If it is yellow, then $N_{1} \sim G(\mathbb{P}(red\space or\space green)) = G(0.9)$.
So $N_{1} \sim G(0.55)$ with $\mathbb{P}(green\space or\space red) = 0.9$ and $N_{1} \sim G(0.9)$ with $\mathbb{P}(yellow) = 0.1$.
Treating it as a mixture, we get $$\begin{align}\mathbb{E}[N_{1}] &= \mathbb{E}[G(0.55)\mathbb{I}\{green\space or\space red\} + G(0.9)\mathbb{I}\{yellow\}] \\&= \mathbb{E}[G(0.55)]\mathbb{P}(green\space or\space red) + \mathbb{E}[G(0.9)]\mathbb{P}(yellow) \\&= \frac{1}{0.55}0.9 + \frac{1}{0.9}0.1 = 1.74 \end{align}$$
We still need $\mathbb{E}[N_{2}]$, but I'm not sure about how I'm supposed to handle that.
I know that $N_{2}$ ends up being a geometric process. For example, if the first light was red and the second (distinct) light was green, then $N_{2} \sim G(yellow) = G(0.1)$.
In the notes I have, if the first light was red, the probability of $N_{1}$ ending with a green light is "$\frac{0.45}{0.55}$". I'm not sure where that comes from. Wouldn't it be simply $\mathbb{P}(green) = 0.45$? Similarly, if the first light was red, the notes I have say that the probability of $N_{1}$ ending with a yellow light is "$\frac{0.1}{0.55}$". Once again I'm not sure where that comes from.
In my notes (and I'm not sure if this is correct or there may be an error in the numbers), it says that $N_{2}$ is $G(0.45)$ with probability $0.26$, and $G(0.1)$ with probability $0.45 \frac{0.45}{0.55} + 0.45 \frac{0.45}{0.55} = 0.74$.
Thus, $\mathbb{E}[N_{2}] = 0.26 \frac{1}{0.45} + 0.74\frac{1}{0.1} = 7.98$ and so the expected number of stoplights is aproximately $11$.
What is the reasoning for obtaining these values and expressions and finally getting $\mathbb{E}[N_{2}]$?
Thanks.
This is the number where the probability of 'not' getting all three colors drops below $0.5$.

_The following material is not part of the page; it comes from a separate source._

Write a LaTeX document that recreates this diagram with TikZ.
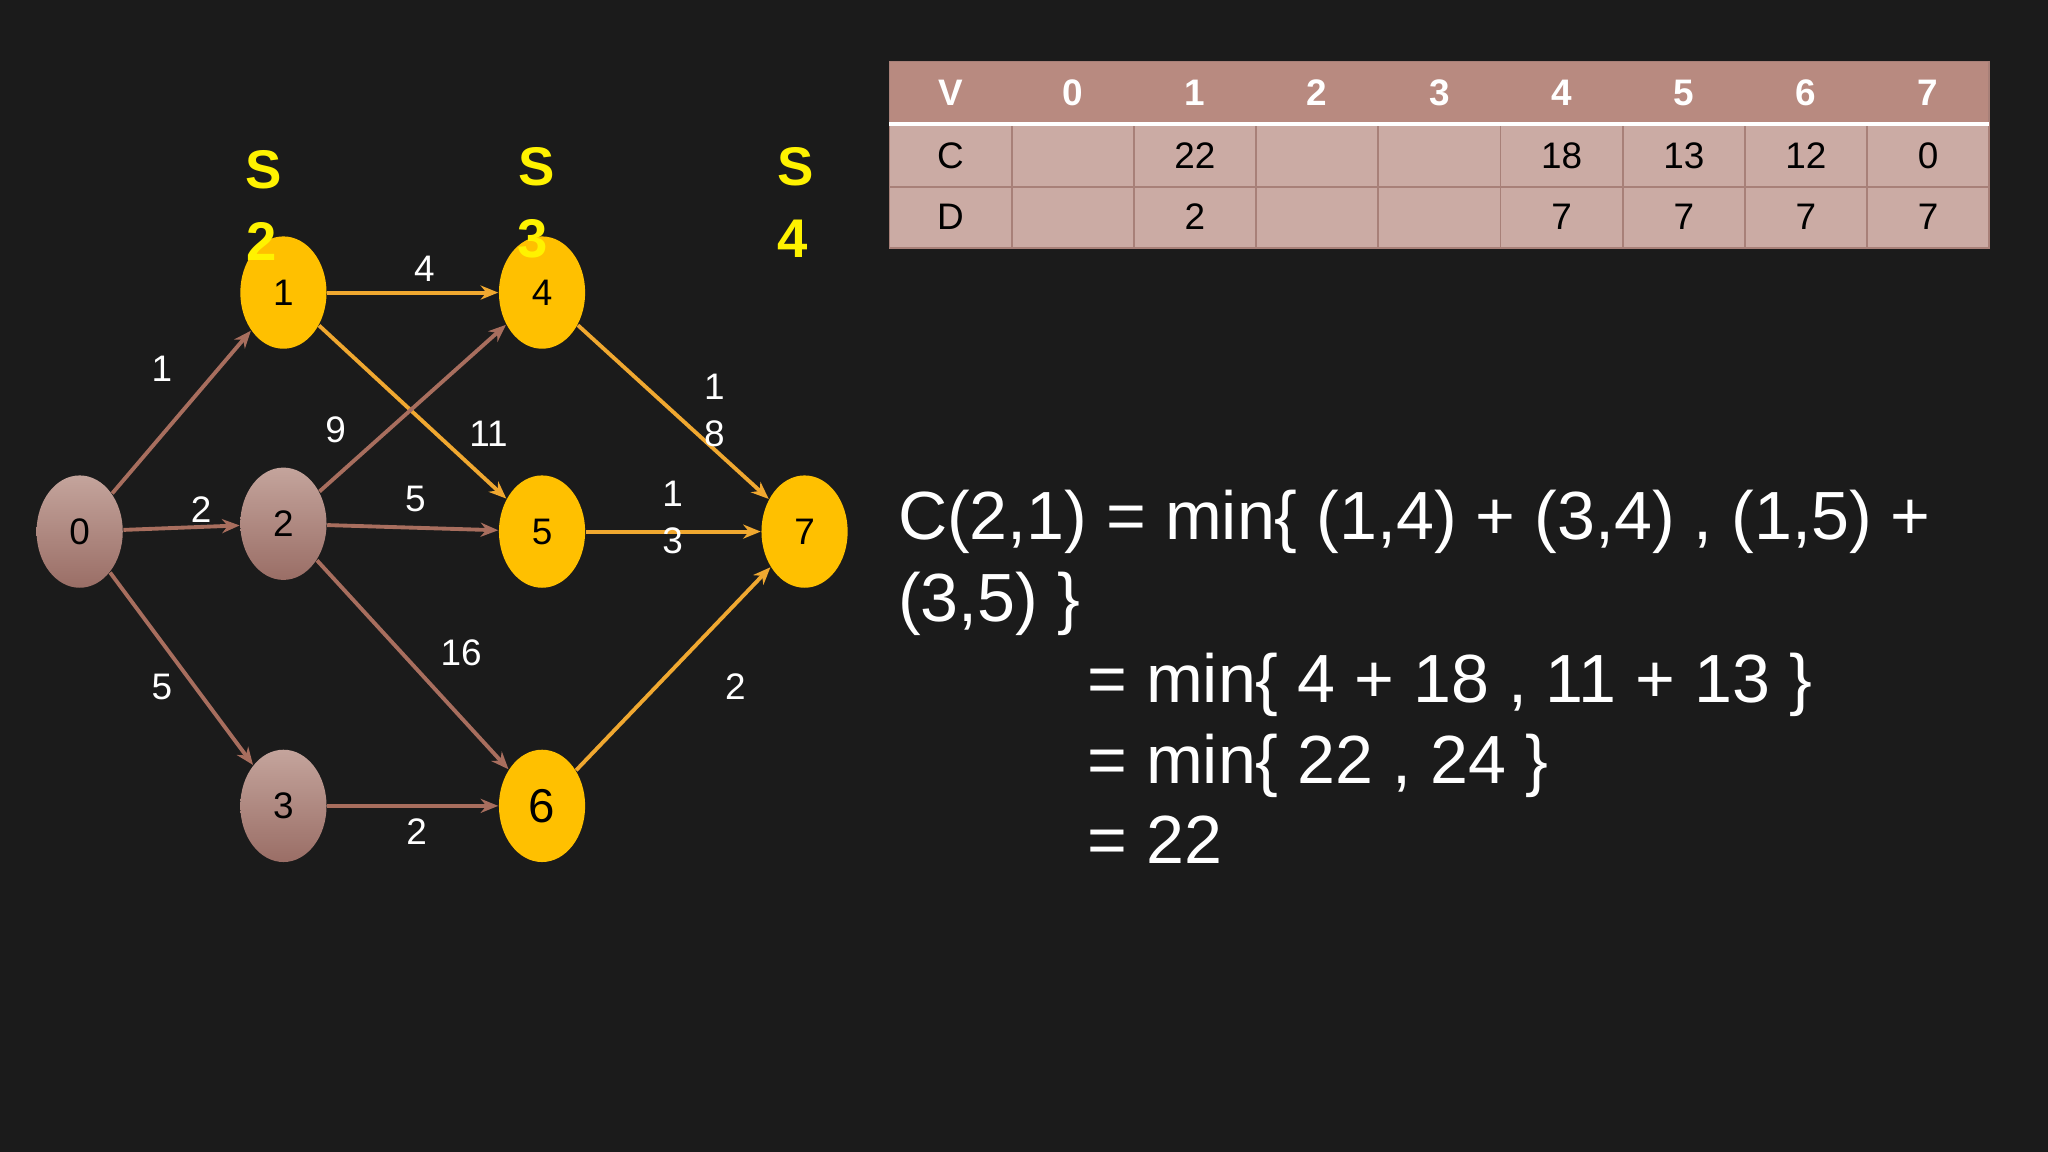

There are three outcomes for this:
1) A mix of R and G
2) A mix of R and Y
3) A mix of G and Y
Avoid counting all one color twice.
1) $2^7\cdot .45^7 = .4782969$ .......which dips below $0.5$ so let's further evaluate $7$ lights.
2) and 3)
$.1^7 = .0000001$
$2\cdot 7\cdot .45\cdot .1^6 = .0000063$
$2\cdot 21\cdot .45^2\cdot .1^5 = .00008505$
$2\cdot 35\cdot .45^3\cdot .1^4 = .00063788$
$2\cdot 35\cdot .45^4\cdot .1^3 = .00287044$
$2\cdot 21\cdot .45^5\cdot .1^2 = .00775018$
$2\cdot 7\cdot .45^6\cdot .1 = .01162527$
1) + 2) + 3) $= .50127$......which is only slightly too big
Hence $8$ is the expected number to get one light of each color.